══ GIVEN RECORDS ══
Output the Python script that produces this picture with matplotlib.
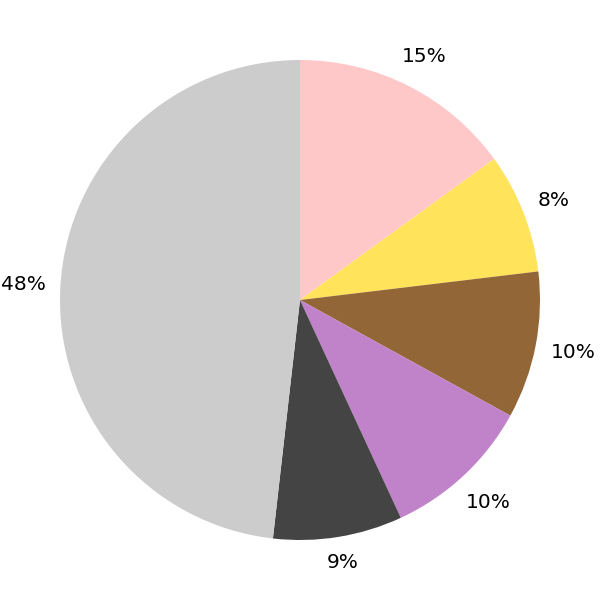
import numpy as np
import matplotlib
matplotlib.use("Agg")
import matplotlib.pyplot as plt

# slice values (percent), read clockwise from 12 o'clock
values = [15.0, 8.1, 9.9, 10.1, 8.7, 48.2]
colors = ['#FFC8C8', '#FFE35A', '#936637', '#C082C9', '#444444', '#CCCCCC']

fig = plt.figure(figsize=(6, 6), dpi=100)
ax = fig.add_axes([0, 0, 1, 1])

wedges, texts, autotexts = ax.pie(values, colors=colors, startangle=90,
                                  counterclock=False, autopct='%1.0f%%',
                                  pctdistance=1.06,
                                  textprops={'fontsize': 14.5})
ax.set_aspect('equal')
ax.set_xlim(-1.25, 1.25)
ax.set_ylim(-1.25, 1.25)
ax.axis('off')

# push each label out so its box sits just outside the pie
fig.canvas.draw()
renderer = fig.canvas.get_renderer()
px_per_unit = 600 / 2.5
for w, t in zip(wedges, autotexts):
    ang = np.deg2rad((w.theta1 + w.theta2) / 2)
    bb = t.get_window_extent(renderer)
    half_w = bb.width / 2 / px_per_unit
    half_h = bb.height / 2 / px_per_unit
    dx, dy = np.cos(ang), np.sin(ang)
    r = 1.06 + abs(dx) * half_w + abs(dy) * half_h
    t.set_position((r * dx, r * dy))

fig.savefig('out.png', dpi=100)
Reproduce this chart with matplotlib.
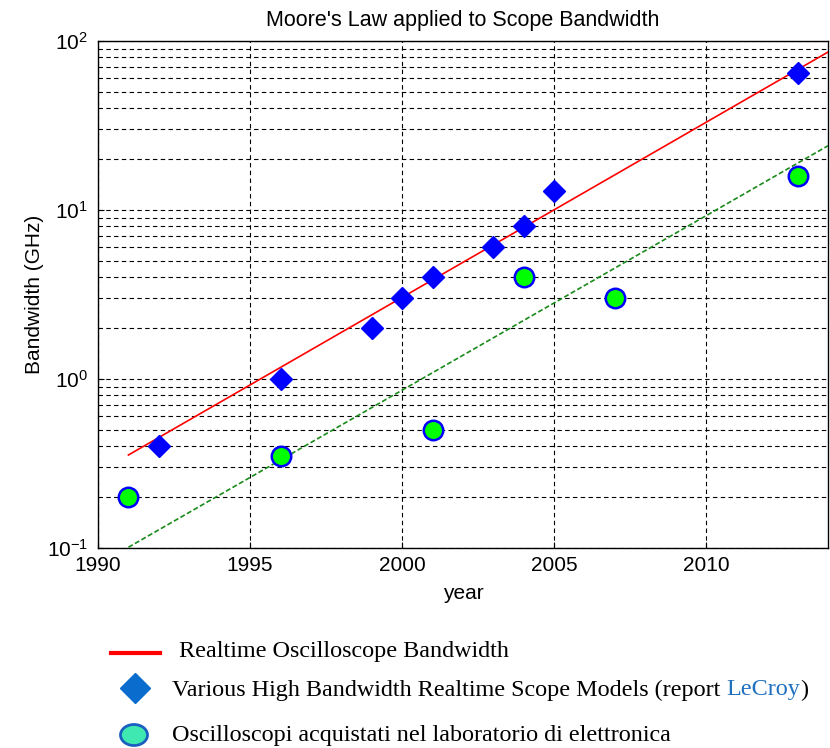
═══
Find the lines containing "with" and list every one of them.

Output the Python script that produces this picture with matplotlib.
Reproduce this chart with matplotlib.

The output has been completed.